House budget: Tax cuts favored vs. support for key programs
Posted April 15, 2021 in Press Releases
Tax plan does nothing for the poorest, could cost double what’s estimated
The 2% income-tax cut the Ohio House Republican majority proposed as part of the two-year state budget would go largely to the most affluent Ohioans, without doing anything to help Ohioans making less than $22,000 a year.
That’s the key conclusion of an analysis prepared for Policy Matters Ohio by the Institute on Taxation & Economic Policy, a Washington, D.C., nonprofit with a sophisticated model of state and local tax systems. The tax cuts also could cost the state double the $380 million legislative staff have estimated over the next two years. Policy Matters Research Director Zach Schiller said the $380 million would be better spent on Ohio’s people and communities. For instance, that could include accelerating implementation of key components of the Fair School Funding Plan, expanding the number of families assisted by the public child care program, boosting support of kinship care families or strengthening Ohio’s weak and underfunded local public health system.
“Sixteen years of tax cuts have failed to produce economic results while draining tax revenue and shifting the tax load from Ohio’s most affluent to lower-income residents,” Schiller said. “Legislators should scrap the 2% rate cut and consider boosting these programs instead.”
The ITEP analysis found that the fifth of Ohioans making less than $22,000 a year would get nothing from the rate cut. The three-fifths of tax filers who are paid less than $61,000 a year would get just 7% of the total tax cut. Those in the middle fifth of the income spectrum, making between $40,000 and $61,000 a year, on average would pay $7 less a year. Nearly half of the tax reduction would go to the top 5%, who are paid more than $205,000, with the top 1%, who make at least $490,000, averaging a $612 cut and getting nearly a quarter of the tax savings.

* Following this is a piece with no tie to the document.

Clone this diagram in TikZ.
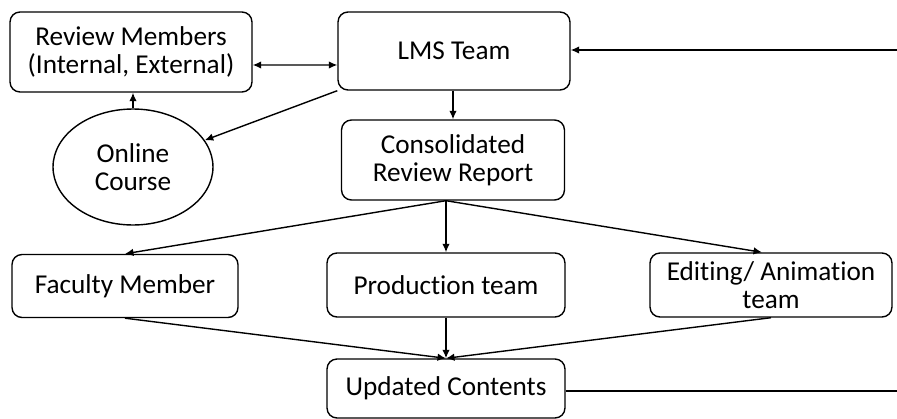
\documentclass[tikz,border=0pt]{standalone}
\usepackage{fontspec}
\setmainfont{Carlito}[Ligatures=NoCommon]
\usepackage{tikz}
\usetikzlibrary{shapes,arrows.meta}

\begin{document}
\begin{tikzpicture}[x=0.02cm,y=-0.02cm,>={Latex[length=1.7mm,width=1.5mm]}]
			\tikzstyle{box}=[rectangle,rounded corners=0.2cm,draw,line width=0.8pt,align=center,font=\fontsize{15.5}{15.8}\selectfont,inner sep=0pt]
			\tikzstyle{oval}=[ellipse,draw,line width=0.8pt,align=center,font=\fontsize{15.5}{15.8}\selectfont,inner sep=0pt]
			\tikzstyle{link}=[line width=0.8pt,->]
			
			\useasboundingbox (0,0) rectangle (897,419);
			
			\node [box,minimum width=4.84cm,minimum height=1.6cm] (rev) at (131,52) {Review Members\\(Internal, External)};
			\node [box,minimum width=4.64cm,minimum height=1.56cm] (lms) at (454,51) {LMS Team};
			\node [oval,minimum width=3.2cm,minimum height=2.32cm] (on) at (133,167) {Online\\Course};
			\node [box,minimum width=4.46cm,minimum height=1.6cm] (con) at (453,160) {Consolidated\\Review Report};
			\node [box,minimum width=4.52cm,minimum height=1.26cm] (fac) at (125,286) {Faculty Member};
			\node [box,minimum width=4.76cm,minimum height=1.28cm] (pro) at (446,285) {Production team};
			\node [box,minimum width=4.84cm,minimum height=1.28cm] (edi) at (771,285) {Editing/ Animation\\team};
			\node [box,minimum width=4.76cm,minimum height=1.18cm] (upd) at (446,388.5) {Updated Contents};
			\coordinate (r1) at (897,50);
			\coordinate (r2) at (897,391);
			
			\draw [link,<->] ([yshift=-0.26cm]rev.east) -- ([yshift=-0.28cm]lms.west);
			\draw [link] (on.north) -- (on.north |- rev.south);
			\draw [link] (lms.south west) -- (on);
			\draw [link] (con.north |- lms.south) -- (con.north);
			\draw [link] (r1) -- (lms.east |- r1);
			\draw [link] (con.south -| pro.north) -- (fac.north);
			\draw [link] (con.south -| pro.north) -- (pro.north);
			\draw [link] (con.south -| pro.north) -- ([xshift=-0.18cm]edi.north);
			\draw [link] (fac.south) -- (upd.north);
			\draw [link] (pro.south) -- (upd.north);
			\draw [link] (edi.south) -- (upd.north);
			\draw [line width=0.8pt] (upd.east |- r2) -- (r2);
\end{tikzpicture}
\end{document}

The tax cuts also could cost the state double the $380 million legislative staff have estimated over the next two years. The American Rescue Plan Act (ARPA) approved by Congress last month requires that states adopting net tax cuts pay back an equal amount of ARPA funds. “Guidance from the U.S. Department of Treasury will establish what is covered by this language, but it’s quite plausible the 2% rate reduction could be covered,” Schiller said. “That would make the rate cut expensive indeed.”